In the meantime, Railtrack's six senior executives are to share bonuses of up to pounds 920,000 a year after the company is floated on the stock market next month. The directors could more than double their base salaries under the bonus scheme if they beat targets for profits and operating performance, according to sources close to the privatisation.

Bob Horton, the company's part-time chairman, could be paid a pounds 150,000- a-year bonus on top of his pounds 125,000 base salary. John Edmonds, the chief executive, could add pounds 201,000 to his pounds 168,000 base pay.

Clare Short, the Shadow transport secretary, said yesterday: "It is outrageous that just as they are planning to make themselves extremely rich, the directors of Railtrack are cynically plotting to deprive the public of information about services - no doubt so they can argue they were little- used and in future shut them down."

The truncated national summer timetable follows the scandal six months ago of the bungled winter timetable. That had to be corrected twice, at an estimated cost of pounds 1m, first with a 400-page supplement and then with a 91-page document rectifying errors. Railtrack was blamed then for failing to maintain and update the timetable database that it inherited from British Rail in the run-up to privatisation.

A confidential internal Railtrack document lays down that the summer timetable, to be published in June, will:

l Remove published connections that require more than one change of trains.

l Omit "historic" connections if the volume of business is low.

l Take out all "bus-only" tables for road services that have replaced trains - for example, the Waverley link through the Borders between Carlisle and Edinburgh, and services on the Isle of Wight.

l Eliminate connections from suburban schedules.

l Cram more details on to each page to reduce book size.

l Remove a large number of existing branch connections from mainline services.

One railway expert last night predicted chaos in train enquiry services. "They will give less reliable information," he predicted. "And Mr and Mrs Public will need a good map to find their way round the timetable, unless their knowledge of railway geography is very good."

Details of the senior executives' bonus scheme are contained in the Railtrack prospectus, due to be published tomorrow. The document also reveals that the Government plans to pay out a surprise extra dividend of pounds 65m to shareholders who subscribe for the pounds 1.8bn flotation.

The pay-out is unexpected because it is financed from profits made when Railtrack was state-owned. These would normally be expected to be paid to the Exchequer.

However, one senior source working on the privatisation said of the bonuses: "Compared with electricity privatisation, this is pretty moderate stuff. Some investors are worried the executives haven't been incentivised enough."

Unlike the directors of other privatised companies, the Railtrack executives are not being given any share options. The bonus scheme is structured so that the directors are unlikely to earn more than 40 to 50 per cent of the maximum possible. In this case, they will share between pounds 370,000 and pounds 460,000 a year.

According to one source close to the flotation, private shareholders will be enticed by the promise of a total return on investment of 15 to 20 per cent in the first year because of the extra dividend and other perks.
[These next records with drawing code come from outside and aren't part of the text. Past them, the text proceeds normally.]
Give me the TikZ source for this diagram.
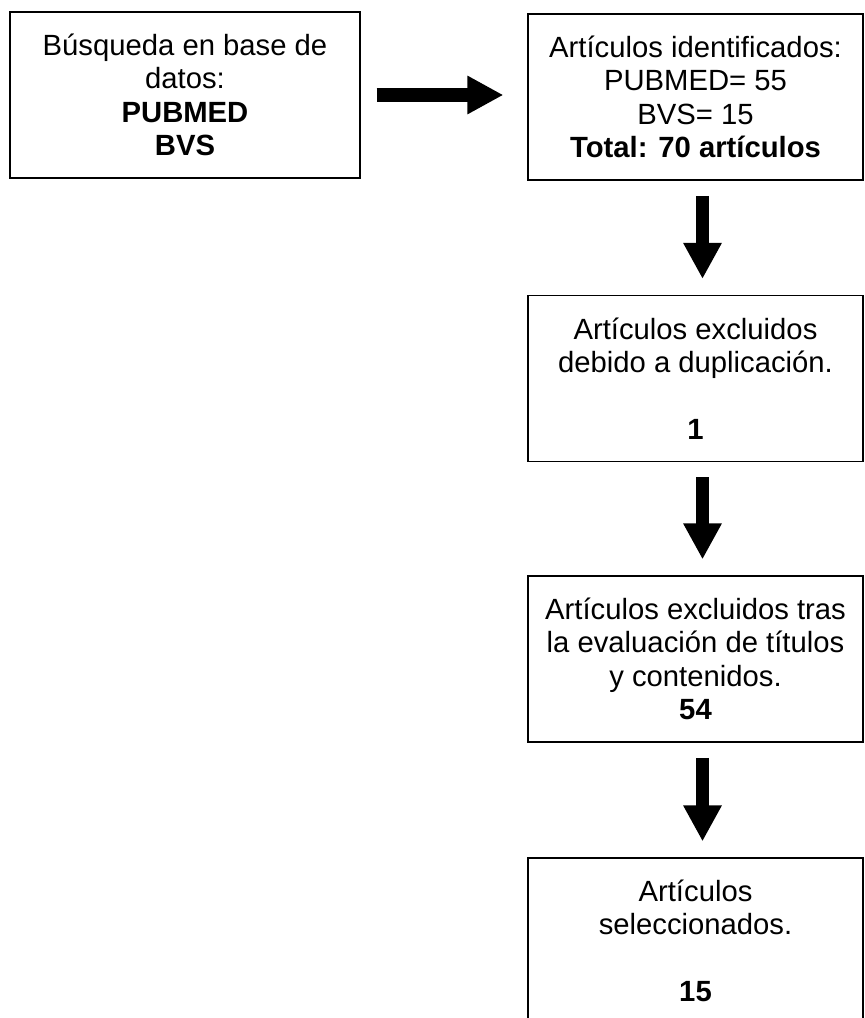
\documentclass[tikz,border=0pt]{standalone}
\usepackage{fontspec}
\setmainfont{Liberation Sans}
\usetikzlibrary{arrows.meta,calc}

\begin{document}
\begin{tikzpicture}[x=0.025cm,y=-0.025cm,
  caja/.style={draw,line width=0.8pt,align=center,minimum width=8.375cm,minimum height=4.15cm,inner sep=0pt,font=\fontsize{20.8}{23.8}\selectfont},
  flecha/.style={line width=9.25pt,-{Triangle[length=0.9cm,width=0.9cm]},shorten <=0.38cm,shorten >=0.4cm}]

\useasboundingbox (0,0) rectangle (865,1018);

\node[caja,minimum width=8.75cm] (busqueda) at (185,95) {Búsqueda en base de\\datos:\\\textbf{PUBMED}\\\textbf{BVS}};
\node[caja] (identificados) at (695.5,97) {Artículos identificados:\\PUBMED= 55\\BVS= 15\\\textbf{Total: 70 artículos}};
\node[caja] (duplicados) at (695.5,378.5) {Artículos excluidos\\debido a duplicación.\\\strut\\\textbf{1}};
\node[caja] (excluidos) at (695.5,659) {Artículos excluidos tras\\la evaluación de títulos\\y contenidos.\\\textbf{54}};
\node[caja] (seleccionados) at (695.5,941) {Artículos\\seleccionados.\\\strut\\\textbf{15}};

\draw[flecha,shorten <=0.4cm,shorten >=0.6cm] (busqueda.east) -- (busqueda.east -| identificados.west);
\draw[flecha] ($(identificados.south)+(7,0)$) -- ($(duplicados.north)+(7,0)$);
\draw[flecha] ($(duplicados.south)+(7,0)$) -- ($(excluidos.north)+(7,0)$);
\draw[flecha] ($(excluidos.south)+(7,0)$) -- ($(seleccionados.north)+(7,0)$);

\end{tikzpicture}
\end{document}
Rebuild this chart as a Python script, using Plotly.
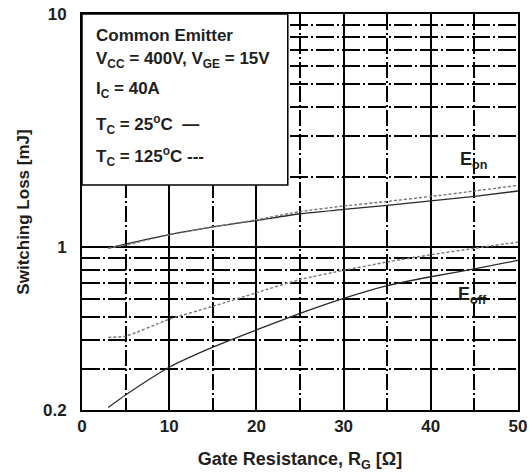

To maximise their bonuses, the directors have to meet tough performance targets and increase earnings per share - a key measure of financial performance - by at least 12.5 per cent a year.

Railtrack's new pay regime was set up by Archie Norman, the pounds 510,000- a-year chief executive of the Asda supermarkets group and a non-executive director of Railtrack. His own pay packet has come under fire because of a generous option scheme that has already netted him pounds 3m.

The latest move to cut down on passenger information is certain to be raised in the Commons on Wednesday when Labour will initiate a debate on privatisation. The vote is expected to be close. Ms Short said that by leaving out connections that are not intensively used, Railtrack is "undermining services and placing their continuation in doubt." The Opposition is to demand that the cuts be reversed.